= Trophimoi =

The trophimoi (Greek: τρόφιμοι, students or pupils, from τροφός trophós food) were children of non-Spartan citizens (perioeci or foreigners), who underwent Spartan education.

The trophimoi were temporarily adopted by a Spartan oikos. The trophimoi sons of Perioeci represented, like the neodamodes and the nothoi (natural sons of slaves and citizens), an intermediate class at Sparta. They could rise to the status of citizens. According to Plutarch, Agis IV intended them to strengthen the citizenry, which had become too meagre for Sparta's wartime necessities.

The foreign trophimoi normally left Sparta to return to their native towns, where they increased Sparta's influence. Thus, on the invitation of Agesilaus II, Xenophon had raised his own sons at Sparta.

However, some trophomoi preferred to remain, and fought in the civic army.
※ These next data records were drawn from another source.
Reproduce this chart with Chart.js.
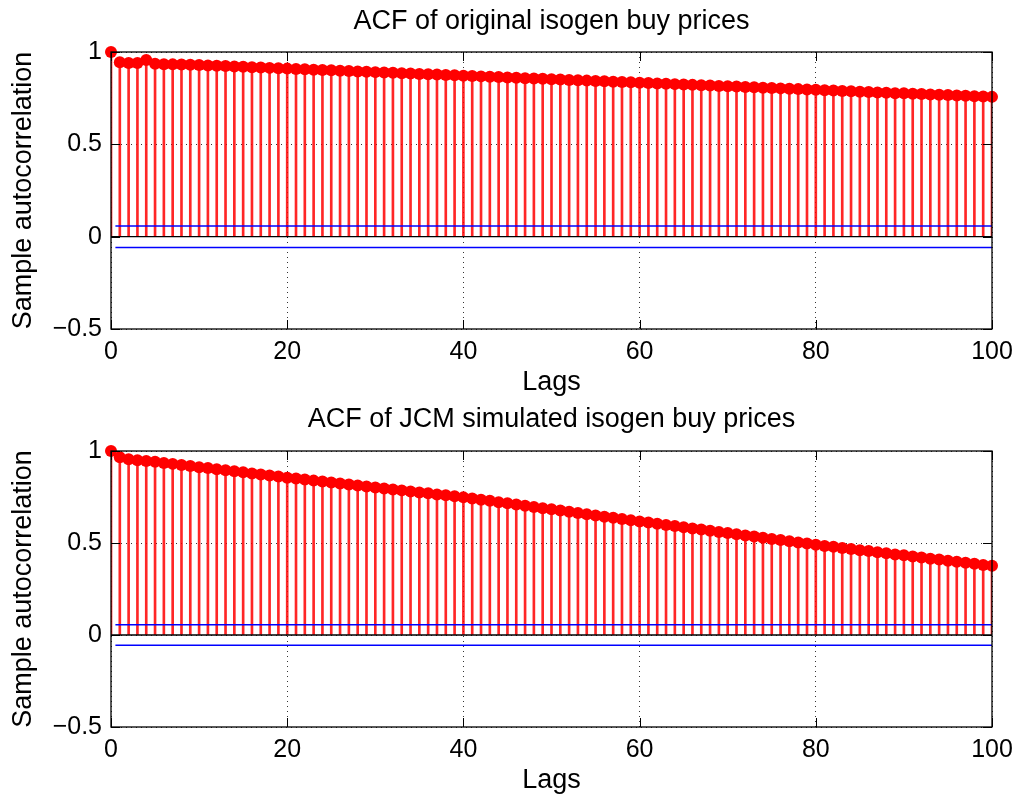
<!DOCTYPE html>
<html>
<head>
<meta charset="utf-8">
<script src="https://cdn.jsdelivr.net/npm/chart.js@4.4.1/dist/chart.umd.min.js"></script>
<style>
  html, body { margin: 0; padding: 0; background: #fff; }
  #wrap { width: 1022px; height: 800px; position: relative; }
  canvas { display: block; }
</style>
</head>
<body>
<div id="wrap">
  <canvas id="acfTop" width="1022" height="400"></canvas>
  <canvas id="acfBottom" width="1022" height="400"></canvas>
</div>
<script>
// Lags 0..100
const lags = [
  0,1,2,3,4,5,6,7,8,9,10,11,12,13,14,15,16,17,18,19,20,
  21,22,23,24,25,26,27,28,29,30,31,32,33,34,35,36,37,38,39,40,
  41,42,43,44,45,46,47,48,49,50,51,52,53,54,55,56,57,58,59,60,
  61,62,63,64,65,66,67,68,69,70,71,72,73,74,75,76,77,78,79,80,
  81,82,83,84,85,86,87,88,89,90,91,92,93,94,95,96,97,98,99,100
];

// Sample autocorrelation of the original buy prices
const acfOriginal = [
  1.000,0.944,0.940,0.941,0.957,0.936,0.934,0.933,0.932,0.931,0.929,
  0.927,0.926,0.924,0.922,0.920,0.918,0.916,0.914,0.912,0.910,
  0.908,0.906,0.904,0.902,0.901,0.899,0.897,0.895,0.893,0.891,
  0.889,0.887,0.885,0.883,0.881,0.880,0.878,0.876,0.874,0.872,
  0.870,0.868,0.866,0.864,0.862,0.860,0.858,0.857,0.855,0.853,
  0.851,0.849,0.847,0.845,0.843,0.841,0.839,0.838,0.836,0.834,
  0.832,0.830,0.828,0.826,0.824,0.822,0.820,0.818,0.816,0.815,
  0.813,0.811,0.809,0.807,0.805,0.803,0.801,0.799,0.797,0.795,
  0.793,0.791,0.789,0.787,0.785,0.783,0.781,0.779,0.777,0.776,
  0.774,0.772,0.770,0.768,0.767,0.765,0.763,0.761,0.759,0.757
];

// Sample autocorrelation of the JCM simulated buy prices
const acfSimulated = [
  1.000,0.966,0.955,0.950,0.946,0.941,0.935,0.930,0.924,0.918,0.912,
  0.907,0.901,0.895,0.890,0.884,0.878,0.872,0.867,0.861,0.855,
  0.850,0.845,0.839,0.834,0.829,0.823,0.818,0.813,0.807,0.802,
  0.796,0.791,0.786,0.780,0.775,0.770,0.764,0.759,0.754,0.748,
  0.742,0.735,0.729,0.722,0.716,0.709,0.702,0.696,0.689,0.683,
  0.676,0.670,0.663,0.656,0.650,0.643,0.637,0.630,0.624,0.617,
  0.611,0.604,0.598,0.592,0.585,0.579,0.573,0.566,0.560,0.554,
  0.547,0.541,0.535,0.528,0.522,0.516,0.509,0.503,0.497,0.490,
  0.484,0.479,0.473,0.467,0.461,0.456,0.450,0.444,0.438,0.433,
  0.427,0.421,0.415,0.410,0.404,0.398,0.393,0.387,0.381,0.376
];

// Approximate 95% confidence bounds
const boundOriginal = 0.058;
const boundSimulated = 0.056;

const titles = [
  'ACF of original isogen buy prices',
  'ACF of JCM simulated isogen buy prices'
];
const xAxisLabel = 'Lags';
const yAxisLabel = 'Sample autocorrelation';
const xTicks = [0, 20, 40, 60, 80, 100];
const yTicks = [-0.5, 0, 0.5, 1];

const FONT = "'Liberation Sans', Arial, Helvetica, sans-serif";

// Black axes box plus inward tick marks on all four sides
const boxPlugin = {
  id: 'axesBox',
  afterDraw(chart) {
    const {ctx, chartArea: a, scales: {x, y}} = chart;
    ctx.save();
    ctx.strokeStyle = '#000';
    ctx.lineWidth = 1.3;
    ctx.strokeRect(a.left, a.top, a.right - a.left, a.bottom - a.top);
    const len = 9;
    ctx.beginPath();
    xTicks.forEach(v => {
      const px = Math.round(x.getPixelForValue(v)) + 0.5;
      ctx.moveTo(px, a.bottom); ctx.lineTo(px, a.bottom - len);
      ctx.moveTo(px, a.top); ctx.lineTo(px, a.top + len);
    });
    yTicks.forEach(v => {
      const py = Math.round(y.getPixelForValue(v)) + 0.5;
      ctx.moveTo(a.left, py); ctx.lineTo(a.left + len, py);
      ctx.moveTo(a.right, py); ctx.lineTo(a.right - len, py);
    });
    ctx.lineWidth = 1;
    ctx.stroke();
    ctx.restore();
  }
};

function makeChart(canvasId, values, bound, title, opts) {
  const points = lags.map((l, i) => ({x: l, y: values[i]}));
  return new Chart(document.getElementById(canvasId), {
    type: 'scatter',
    data: {
      datasets: [
        {
          type: 'scatter',
          data: points,
          pointRadius: 6,
          pointHoverRadius: 6,
          pointBackgroundColor: '#ff0000',
          pointBorderColor: '#ff0000',
          pointBorderWidth: 0,
          clip: false,
          order: 0
        },
        {
          type: 'line',
          data: [{x: 0.5, y: bound}, {x: 100, y: bound}],
          borderColor: '#0000ff',
          borderWidth: 1.5,
          pointRadius: 0,
          order: 1
        },
        {
          type: 'line',
          data: [{x: 0.5, y: -bound}, {x: 100, y: -bound}],
          borderColor: '#0000ff',
          borderWidth: 1.5,
          pointRadius: 0,
          order: 1
        },
        {
          type: 'line',
          data: [{x: 0, y: 0}, {x: 100, y: 0}],
          borderColor: '#000000',
          borderWidth: 1.3,
          pointRadius: 0,
          order: 1
        },
        {
          type: 'bar',
          data: points,
          backgroundColor: 'rgba(255,0,0,0.85)',
          borderWidth: 0,
          barThickness: 2,
          order: 2
        }
      ]
    },
    options: {
      responsive: false,
      animation: false,
      events: [],
      layout: { padding: { left: 0, right: 30, top: 0, bottom: 0 } },
      plugins: {
        legend: { display: false },
        tooltip: { enabled: false },
        title: {
          display: true,
          fullSize: false,
          text: title,
          color: '#000',
          font: { family: FONT, size: 27, weight: 'normal' },
          padding: opts.titlePadding
        }
      },
      scales: {
        x: {
          type: 'linear',
          min: 0,
          max: 100,
          offset: false,
          afterFit(s) { s.height = opts.xHeight; },
          afterBuildTicks(s) { s.ticks = xTicks.map(v => ({value: v})); },
          ticks: {
            color: '#000',
            padding: 8,
            maxRotation: 0,
            font: { family: FONT, size: 25 }
          },
          grid: {
            offset: false,
            color: '#333',
            lineWidth: 1,
            drawTicks: false
          },
          border: { display: false, dash: [1, 4] },
          title: {
            display: true,
            text: xAxisLabel,
            color: '#000',
            font: { family: FONT, size: 27 },
            padding: { top: 0, bottom: opts.xTitleBottom }
          }
        },
        y: {
          type: 'linear',
          min: -0.5,
          max: 1,
          afterFit(s) { s.width = 111; },
          afterBuildTicks(s) { s.ticks = yTicks.map(v => ({value: v})); },
          ticks: {
            color: '#000',
            padding: 9,
            font: { family: FONT, size: 25 },
            callback: v => String(v).replace('-', '\u2212')
          },
          grid: {
            color: '#333',
            lineWidth: 1,
            drawTicks: false
          },
          border: { display: false, dash: [1, 4] },
          title: {
            display: true,
            text: yAxisLabel,
            color: '#000',
            font: { family: FONT, size: 27 },
            padding: { top: 7, bottom: 0 }
          }
        }
      }
    },
    plugins: [boxPlugin]
  });
}

makeChart('acfTop', acfOriginal, boundOriginal, titles[0], {
  titlePadding: { top: 5.8, bottom: 13.8 },
  xHeight: 71,
  xTitleBottom: 1
});
makeChart('acfBottom', acfSimulated, boundSimulated, titles[1], {
  titlePadding: { top: 3.8, bottom: 14.8 },
  xHeight: 73,
  xTitleBottom: 3
});
</script>
</body>
</html>
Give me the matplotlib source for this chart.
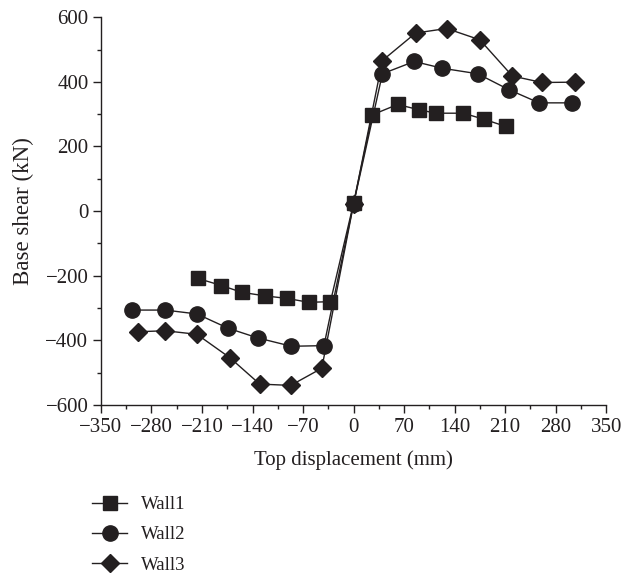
import matplotlib
matplotlib.use("Agg")
import matplotlib.pyplot as plt
from matplotlib.ticker import MultipleLocator

plt.rcParams['font.family'] = ['Liberation Serif', 'DejaVu Serif']

wall1_x = [-216, -183, -155, -123, -92, -62, -32, 0, 26, 61, 90, 114, 152, 181, 211]
wall1_y = [-208, -230, -251, -262, -270, -282, -280, 24, 298, 330, 314, 303, 303, 284, 262]

wall2_x = [-307, -261, -217, -174, -133, -86, -41, 0, 40, 84, 123, 172, 215, 257, 302]
wall2_y = [-306, -306, -318, -362, -392, -418, -416, 22, 425, 463, 442, 425, 376, 335, 335]

wall3_x = [-298, -261, -217, -171, -130, -87, -44, 0, 40, 86, 129, 175, 220, 261, 307]
wall3_y = [-373, -370, -381, -454, -535, -539, -486, 22, 466, 551, 565, 530, 418, 398, 399]

series_names = ["Wall1", "Wall2", "Wall3"]
x_ticks = [-350, -280, -210, -140, -70, 0, 70, 140, 210, 280, 350]
y_ticks = [-600, -400, -200, 0, 200, 400, 600]

color = "#231f20"
fig = plt.figure(figsize=(6.23, 5.73), dpi=100)
ax = fig.add_axes([0.162, 0.293, 0.811, 0.677])

ax.plot(wall1_x, wall1_y, color=color, lw=1, marker='s', ms=10, label=series_names[0], zorder=3)
ax.plot(wall2_x, wall2_y, color=color, lw=1, marker='o', ms=11, label=series_names[1], zorder=2)
ax.plot(wall3_x, wall3_y, color=color, lw=1, marker='D', ms=9, label=series_names[2], zorder=1)

ax.set_xlim(-350, 350)
ax.set_ylim(-600, 600)
ax.set_xticks(x_ticks)
ax.set_yticks(y_ticks)
ax.set_xticklabels([str(v).replace('-', '\u2212') for v in x_ticks])
ax.set_yticklabels([str(v).replace('-', '\u2212') for v in y_ticks])
ax.xaxis.set_minor_locator(MultipleLocator(35))
ax.yaxis.set_minor_locator(MultipleLocator(100))
for s in ['top', 'right']:
    ax.spines[s].set_visible(False)
for s in ['left', 'bottom']:
    ax.spines[s].set_color(color)
    ax.spines[s].set_linewidth(1)
ax.tick_params(which='major', direction='out', length=6, width=1, color=color,
               labelsize=15, labelcolor=color, pad=3)
ax.tick_params(which='minor', direction='out', length=3, width=1, color=color)

ax.set_xlabel("Top displacement (mm)", fontsize=15, color=color, labelpad=10)
ax.set_ylabel("Base shear (kN)", fontsize=16.5, color=color, labelpad=8)

fig.legend(loc='upper left', bbox_to_anchor=(0.1364, 0.147), frameon=False, fontsize=13.5,
           handlelength=1.85, labelspacing=0.69, handletextpad=0.75, borderaxespad=0,
           labelcolor=color)

fig.savefig("out.png", dpi=100)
That was the case, for example, of the army that Agesipolis I sent to besiege Phlius in 381 BC:

There followed with him also many of the Perioeci as volunteers, men of the better class, and aliens who belonged to the so-called foster-children [i.e. Trophimoi] of Sparta, and sons of the Spartiatae by Helot women, exceedingly finelooking men, not without experience of the good gifts of the state. (Xénophon Hellenica, V. 3)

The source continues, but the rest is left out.